FARMVIEW Episode 5.2 transcript
Episode 5.2 - Value adding
Marilyn and Ian Lanyon
Simply Tomatoes, Boort
We used to grow about 400 acres of tomatoes, the processing tomatoes. It was just that time that the water shortage came on and we decided that the price of water for temporary water was so good there was more money in that than actually having to grow tomatoes. So that is what we did. We did that for a couple of years and then we came back into tomatoes when the price of water dropped.
While we were growing the processing tomatoes, I just love playing around with recipes and we had 400 acres of red and green tomatoes, and in the industry [Tiscali Rocky Devona 00:00:53], an Italian, said "why do you not make what mom used to make?" So I did and it took about 5 years and yes, just like mom used to make and the family and friends just love this green tomato product and anywhere I go, I could not find it. If people went overseas I would ask them to look even in Italy. So as the economics of growing for the factories was getting harder, I started to harp and say "I think we should be manufacturing this green tomato, let us have a look". Ian agreed and I went overseas with other horticulture ladies looking at value adding. So I really needed to know whether this was a good idea for other people and whether it was going to be viable. Then we worked our figures out and had a business plan done up and really looed into it seriously before we began. I think Simply Tomatoes just began because we thought it was a good idea. We had good research before we started and certainly the development has happened through assistance from family and friends, fellow manufacturers and right through the government. Right from federal to state to local government and it has been fabulous, the support that is out there and it is just a matter of tapping into these things and asking and getting around and finding it. Certainly we would not be where we are without the support that we have had through government assistance and the particularly the local government in Loddon Shire.

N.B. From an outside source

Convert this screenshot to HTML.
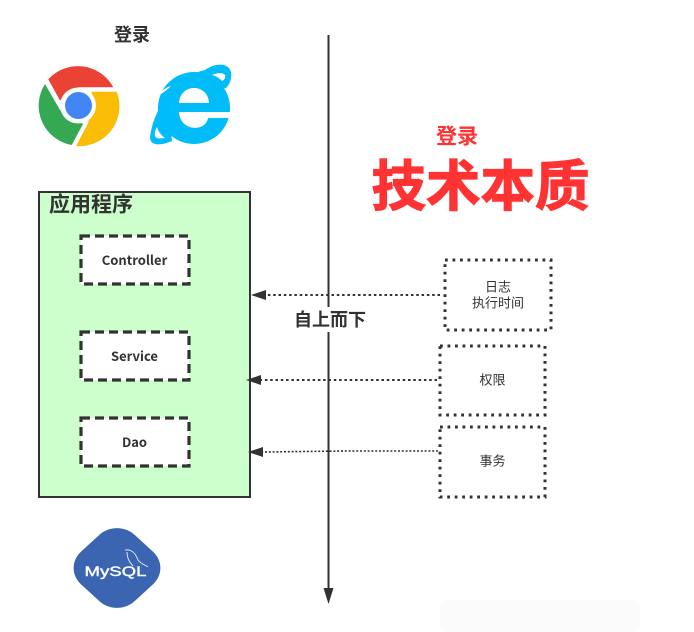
<!DOCTYPE html>
<html><head><meta charset="utf-8"><style>
html,body{margin:0;padding:0;background:#fff;width:694px;height:632px;overflow:hidden}
svg{display:block}
text{font-family:"Liberation Sans","Noto Sans CJK SC",sans-serif;text-anchor:middle;dominant-baseline:central;fill:#323232}
</style></head><body>
<svg width="694" height="632" viewBox="0 0 694 632">
<rect x="440" y="600" width="200" height="32" rx="6" fill="#fbfbfb"/>
<text x="132" y="35" font-size="18" font-weight="700">登录</text>
<!-- chrome -->
<path d="M48.300 79.300A40 40 0 0 1 113.300 87.300L78 87.300L60 100.500Z" fill="#ea4335"/>
<path d="M116.700 91.700A40 40 0 0 1 76 146L88 123.500L92 105L91.700 91.700Z" fill="#fbbc05"/>
<path d="M45 84A40 40 0 0 0 71.700 145L83 124L60 110Z" fill="#34a853"/>
<circle cx="78" cy="105.500" r="18" fill="#fff"/>
<circle cx="78.500" cy="105.500" r="13.500" fill="#4285f4"/>
<!-- IE -->
<g fill="#00bcf9">
<circle cx="194" cy="108" r="36"/>
<path d="M150 137C152 120 160 105 170 92C180 80 195 72 205 70C215 63 228 62 231 72C232 78 230 84 226 88L205 90L170 125L172 141C160 146 150 146 150 137Z"/>
</g>
<g fill="#fff">
<path d="M179 103C180 83 208 83 209 103Z"/>
<path d="M179 112H231V118H208C206 132 180 132 179 112Z"/>
<path d="M159 95C162 90 167 87 171 86C167 90 163 93 159 95Z"/>
<path d="M212 75C216 73 223 72 225 75C226 78 224 80 222 81C219 78 216 76 212 75Z"/>
<path d="M157 127C154 132 154 137 157 138C160 139 163 138 165 138C161 135 158 131 157 127Z"/>
</g>
<!-- red title -->
<text x="457" y="137" font-size="21" font-weight="700" style="fill:#ff3333">登录</text>
<text x="480.500" y="187" font-size="54.500" font-weight="700" stroke="#ff3333" stroke-width="1.200" style="fill:#ff3333">技术本质</text>
<!-- app box -->
<rect x="39" y="192" width="211" height="305" fill="#ccffcc" stroke="#323232" stroke-width="2"/>
<text x="91" y="205" font-size="21" font-weight="700">应用程序</text>
<g fill="#fff" stroke="#323232" stroke-width="3.200" stroke-dasharray="9 5">
<rect x="81" y="236" width="108" height="48"/>
<rect x="81" y="332" width="108" height="48"/>
<rect x="81" y="418" width="108" height="48"/>
</g>
<g font-size="13" font-weight="700">
<text x="134.500" y="259.500" style="font-family:'Noto Sans CJK SC',sans-serif">Controller</text>
<text x="134.500" y="355.500" style="font-family:'Noto Sans CJK SC',sans-serif">Service</text>
<text x="134.500" y="441.500" style="font-family:'Noto Sans CJK SC',sans-serif">Dao</text>
</g>
<!-- axis -->
<path d="M328.500 35V590" stroke="#323232" stroke-width="2" fill="none"/>
<path d="M323.500 588L333.500 588L328.500 604Z" fill="#323232"/>
<rect x="292" y="307" width="76" height="25" fill="#fff"/>
<text x="330" y="320" font-size="18" font-weight="700">自上而下</text>
<!-- dotted arrows -->
<g stroke="#323232" fill="none">
<path d="M440 295H264" stroke-width="2" stroke-dasharray="2.500 2.800"/>
<path d="M437 380H259" stroke-width="2" stroke-dasharray="2.500 2.800"/>
<path d="M438 451H345L262 452" stroke-width="1.600" stroke-dasharray="2 1.800"/>
</g>
<g fill="#323232">
<path d="M251 295L266 290L266 300Z"/>
<path d="M246 380L261 375L261 385Z"/>
<path d="M248 452L263 447L263 457Z"/>
</g>
<!-- dotted boxes -->
<g fill="#fff" stroke="#323232" stroke-width="3" stroke-dasharray="2.800 4.700">
<rect x="445" y="260" width="106" height="70"/>
<rect x="440" y="346" width="105" height="69"/>
<rect x="440" y="427" width="105" height="70"/>
</g>
<g font-size="13">
<text x="498" y="287">日志</text>
<text x="498" y="303">执行时间</text>
<text x="492.500" y="380">权限</text>
<text x="492.500" y="461">事务</text>
</g>
<!-- mysql -->
<g transform="translate(117,568) scale(1,.92) rotate(45)"><rect x="-38" y="-38" width="76" height="76" rx="25" fill="#3b65b0"/></g>
<text x="115.500" y="571" font-size="14" textLength="62" lengthAdjust="spacingAndGlyphs" stroke="#fff" stroke-width=".4" style="fill:#fff">MySQL</text>
<path d="M125 550C131 549 135 552 138 560C141 564 145 565 148 567M127 552C127 557 129 562 133 566" stroke="#dfe8f5" stroke-width="1" fill="none"/>
</svg>
</body></html>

Before we started Marilyn could not even turn a computer on and so the technical part of all that and the IT is really something that we have learnt, and marketing we have got our export manager and took him on board and he helped in the marketing until such time that Marilyn learned from him and he always said that, didn't he, that "someday you will do this on your own" and that happened too. Now Marilyn is doing the export on her own.
Yes the marketing was an interesting thing. Once we had everything developed we started at farmers markets and took this product to farmers markets. It is a great starting point. People that go to farmers markets are very honest, they will look it and say "great packaging, it is a bit sour, it is too pricy or it is great" or whatever. We only grow 1 acre now. Burse is 400 acres, so I guess the value adding is doing something that Ian knows well, is growing tomatoes, it is less work. Instead of getting around 11 cents a kilogram, we are getting into the high dollar kilos and up around $40 per kilogram. So I guess this is one of the advantages of value adding and from the value adding of making this product, we have increased from the one product and got quite a range because customers are wanting not just one product. So the value add has grown and from that opportunities have come by and we have purchased Aussie Wool Quilts and that has created two tourist attractions instead of one. People were coming and now we have two attractions as they come onto the property and they just love it. Don't they? They love the whole long farm experience, don't they?
When you have got the time and you need it, you persevere and you keep going. I mean there are times when, if I was Marilyn, I would have given up, but she has kept at it. The thing is to do not give up, but to keep going.
Take small steps, but think deep – is my motto.